What is wabi sabi? Eduardo, you ask a very deep and interesting question. I am certainly no expert in the concept of wabi sabi, but for many years, I have studied Japanese aesthetics [and still feel like a child trying to understand adulthood]. Understanding the beauty of simplicity and imperfection, emptiness and aging in nature, in man-made objects, seems to be a path that you have already started to walk upon. The beauty of minimalism.
Still the idea of wabi sabi is not superficial, that which can be seen on the surface, it is the essence of the thing, the object, the environment, the feeling that is gained by experiencing these things, objects, environments . . . that which connects the observer to the simplicity of nature, the desolation of being; the degradation of life, but yet the beauty that is gained by the aging of the thing, the object, the environment, a life.
In Hawaiian culture, they have a word, mana. It is very complex, like the concept of wabi sabi, in that is not just an aesthetic, but an ingrained way to view the world around us. Mana is a form of spiritual energy that can exist in places, objects and people. This energy can be transferred, gained or lost, by the actions of those who interact with these places, objects and people. Wabi sabi is like this in that it is something that is connected to one's soul, an energy, that can enhance or degrade one's self by direct actions and interactions.
Scant words about a larger subject. But perhaps a koan to start your journey.
Please share any understanding you may come upon.
Keith, thank you for your answer. Very insteresting.

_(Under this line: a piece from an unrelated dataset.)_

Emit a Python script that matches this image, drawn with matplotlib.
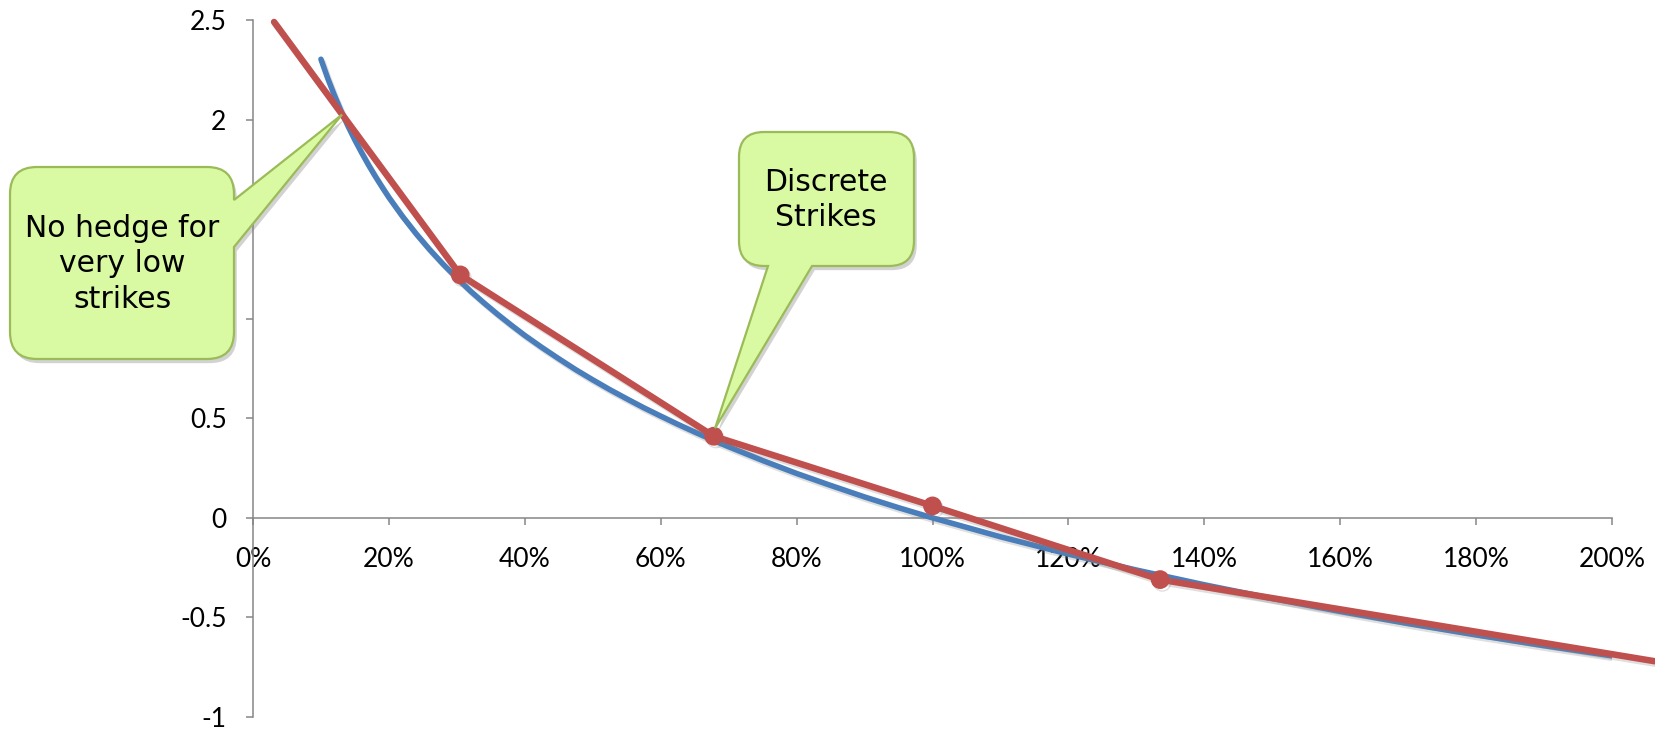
#!/usr/bin/env python3

# Log payoff (-ln K) against a piecewise-linear hedge built from a few discrete strikes.

import matplotlib
matplotlib.use("Agg")
import matplotlib.pyplot as plt
import matplotlib.patheffects as pe
from matplotlib.path import Path
from matplotlib.patches import PathPatch
from matplotlib.transforms import IdentityTransform

# strike (% of spot) vs payoff of the log contract
log_strikes = [10, 11, 12, 13, 14, 15, 16, 17, 18, 19, 20, 22, 24, 26, 28, 30, 32, 34,
               36, 38, 40, 42.5, 45, 47.5, 50, 52.5, 55, 57.5, 60, 62.5, 65, 67.5, 70,
               75, 80, 85, 90, 95, 100, 110, 120, 130, 140, 150, 160, 170, 180, 190, 200]
log_payoff = [2.303, 2.207, 2.120, 2.040, 1.966, 1.897, 1.833, 1.772, 1.715, 1.661,
              1.609, 1.514, 1.427, 1.347, 1.273, 1.204, 1.139, 1.079, 1.022, 0.968,
              0.916, 0.856, 0.799, 0.744, 0.693, 0.644, 0.598, 0.553, 0.511, 0.470,
              0.431, 0.393, 0.357, 0.288, 0.223, 0.163, 0.105, 0.051, 0.000, -0.095,
              -0.182, -0.262, -0.336, -0.405, -0.470, -0.531, -0.588, -0.642, -0.693]

# replicating portfolio: kinks at the traded strikes, extended past both ends
hedge_strikes = [3.1, 30.5, 67.8, 100, 133.5, 206.3]
hedge_payoff = [2.49, 1.22, 0.41, 0.06, -0.31, -0.72]

x_ticks = [0, 20, 40, 60, 80, 100, 120, 140, 160, 180, 200]
y_ticks = [-1, -0.5, 0, 0.5, 1, 1.5, 2, 2.5]
y_labels = ["-1", "-0.5", "0", "0.5", "", "", "2", "2.5"]  # 1 and 1.5 sit under the callout

BLUE = "#4a7ebb"
RED = "#c0504d"
AXIS_GREY = "#868686"
CALLOUT_FILL = "#d9f9a3"
CALLOUT_EDGE = "#9bbb59"

W, H = 1655, 729
fig = plt.figure(figsize=(W / 100, H / 100), dpi=100)
ax = fig.add_axes([253 / W, 12 / H, 1359 / W, 697 / H])
ax.set_xlim(0, 200)
ax.set_ylim(-1, 2.5)

shadow = [pe.SimpleLineShadow(offset=(1.5, -2), shadow_color="gray", alpha=0.25), pe.Normal()]

ax.plot(log_strikes, log_payoff, color=BLUE, lw=4.0, solid_capstyle="round",
        solid_joinstyle="round", zorder=3, path_effects=shadow)
ax.plot(hedge_strikes, hedge_payoff, color=RED, lw=4.7, solid_capstyle="round",
        marker="o", markersize=12.5, markevery=[1, 2, 3, 4], clip_on=False,
        zorder=4, path_effects=shadow)

for side in ["top", "right"]:
    ax.spines[side].set_visible(False)
ax.spines["bottom"].set_position(("data", 0))
for side in ["left", "bottom"]:
    ax.spines[side].set_color(AXIS_GREY)
    ax.spines[side].set_linewidth(1.1)

ax.set_xticks(x_ticks)
ax.set_xticklabels(["{}%".format(t) for t in x_ticks])
ax.set_yticks(y_ticks)
ax.set_yticklabels(y_labels)
ax.tick_params(axis="both", direction="out", length=5, width=1.1, color=AXIS_GREY,
               labelsize=19, labelcolor="black")
ax.tick_params(axis="x", pad=16)
ax.tick_params(axis="y", pad=14)
for lab in ax.get_xticklabels() + ax.get_yticklabels():
    lab.set_family("Lato")


def px(x, y):
    # pixel position measured from the top-left corner -> display coords
    return (x, H - y)


def callout(box, r, side, base, tip):
    x0, y0, x1, y1 = box
    verts, codes = [], []

    def add(pt, code):
        verts.append(px(*pt) if code != "tip" else tip)
        codes.append(Path.LINETO if code == "tip" else code)

    add((x0 + r, y0), Path.MOVETO)
    add((x1 - r, y0), Path.LINETO)
    add((x1, y0), Path.CURVE3)
    add((x1, y0 + r), Path.CURVE3)
    if side == "right":
        add((x1, base[0]), Path.LINETO)
        add(None, "tip")
        add((x1, base[1]), Path.LINETO)
    add((x1, y1 - r), Path.LINETO)
    add((x1, y1), Path.CURVE3)
    add((x1 - r, y1), Path.CURVE3)
    if side == "bottom":
        add((base[1], y1), Path.LINETO)
        add(None, "tip")
        add((base[0], y1), Path.LINETO)
    add((x0 + r, y1), Path.LINETO)
    add((x0, y1), Path.CURVE3)
    add((x0, y1 - r), Path.CURVE3)
    add((x0, y0 + r), Path.LINETO)
    add((x0, y0), Path.CURVE3)
    add((x0 + r, y0), Path.CURVE3)
    verts.append(verts[0])
    codes.append(Path.CLOSEPOLY)

    patch = PathPatch(Path(verts, codes), facecolor=CALLOUT_FILL, edgecolor=CALLOUT_EDGE,
                      lw=1.6, transform=IdentityTransform(), zorder=10,
                      path_effects=[pe.SimplePatchShadow(offset=(2, -3), shadow_rgbFace="gray",
                                                         alpha=0.35), pe.Normal()])
    fig.add_artist(patch)


# pointer tips sit on the curves
tip_low = tuple(ax.transData.transform((13.1, 2.025)))
tip_disc = tuple(ax.transData.transform((68.0, 0.45)))

callout((10, 167, 234, 359), 27, "right", (200, 247), tip_low)
callout((739, 132, 914, 266), 25, "bottom", (768, 812), tip_disc)

fig.text(122 / W, 1 - 264 / H, "No hedge for\nvery low\nstrikes", ha="center", va="center",
         fontsize=21.5, linespacing=1.28, zorder=11)
fig.text(826 / W, 1 - 200 / H, "Discrete\nStrikes", ha="center", va="center",
         fontsize=21.5, linespacing=1.28, zorder=11)

fig.savefig("out.png", dpi=100)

Maybe wabi sabi is like poetry: it's not what it means but how does it feels. But to look at something and say "this is wabi sabi", that must be a very difficult thing to achieve. I believe that sometimes we perceive things in a manner that no words can describe that perception. Like finding something never seen before. That must be the case with wabi sabi.
Like minimalism. You can feel it, but you can't sometimes describe it. You know exactly when the essential is achieved but you can't say how it's done because is not a matter of technique or formula.

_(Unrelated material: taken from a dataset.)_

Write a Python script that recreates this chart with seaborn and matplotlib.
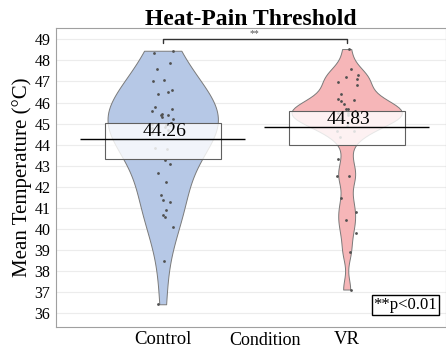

These are things of the heart. These are things of the soul. Very deep things indeed.
I picked up The Life-Changing Magic of Tidying Up: The Japanese Art of Decluttering and Organizing by Marie Kondo. I've enjoyed her methods, like handling each object and asking, "Does this spark joy?"I've been organizing my creative space using her methods with great success. Richard Powell, "[w]abi-sabi nurtures all that is authentic by acknowledging three simple realities: nothing lasts, nothing is finished, and nothing is perfect." (Powell, Richard R. (2004). Wabi Sabi Simple. Adams Media. ISBN 1-59337-178-0.) My studio project will not last and will probably never be finished, let alone perfected.
Your question made me think of this and my current project, because I've never heard of wabi-sabi before. Thank you for this opportunity to learn about it!
You're welcome. Thank you for your participation in this discussion. :)
Maybe wabi-sabi will inspire you even more in your project.
I'll check about those books when I have time.
Thank you very much.
I love Richard Powell's quote from Suzanna, "nothing lasts, nothing is finished and nothing is perfect." As I was telling my husband that it seems the essence of wabi-sabi is to mimic nature in it's imperfect perfection he said "wow, nothing....it lasts, it's finished and it's perfect". I think he's onto something.
That's an interesting perspective on "nothing". Never thought about it that way.
To calm my mind, I think of my grandmother’s house. Very empty save what was handled day to day. Away from other houses, simple like open, uncurtained windows. Time that stretched just sitting and unthinking.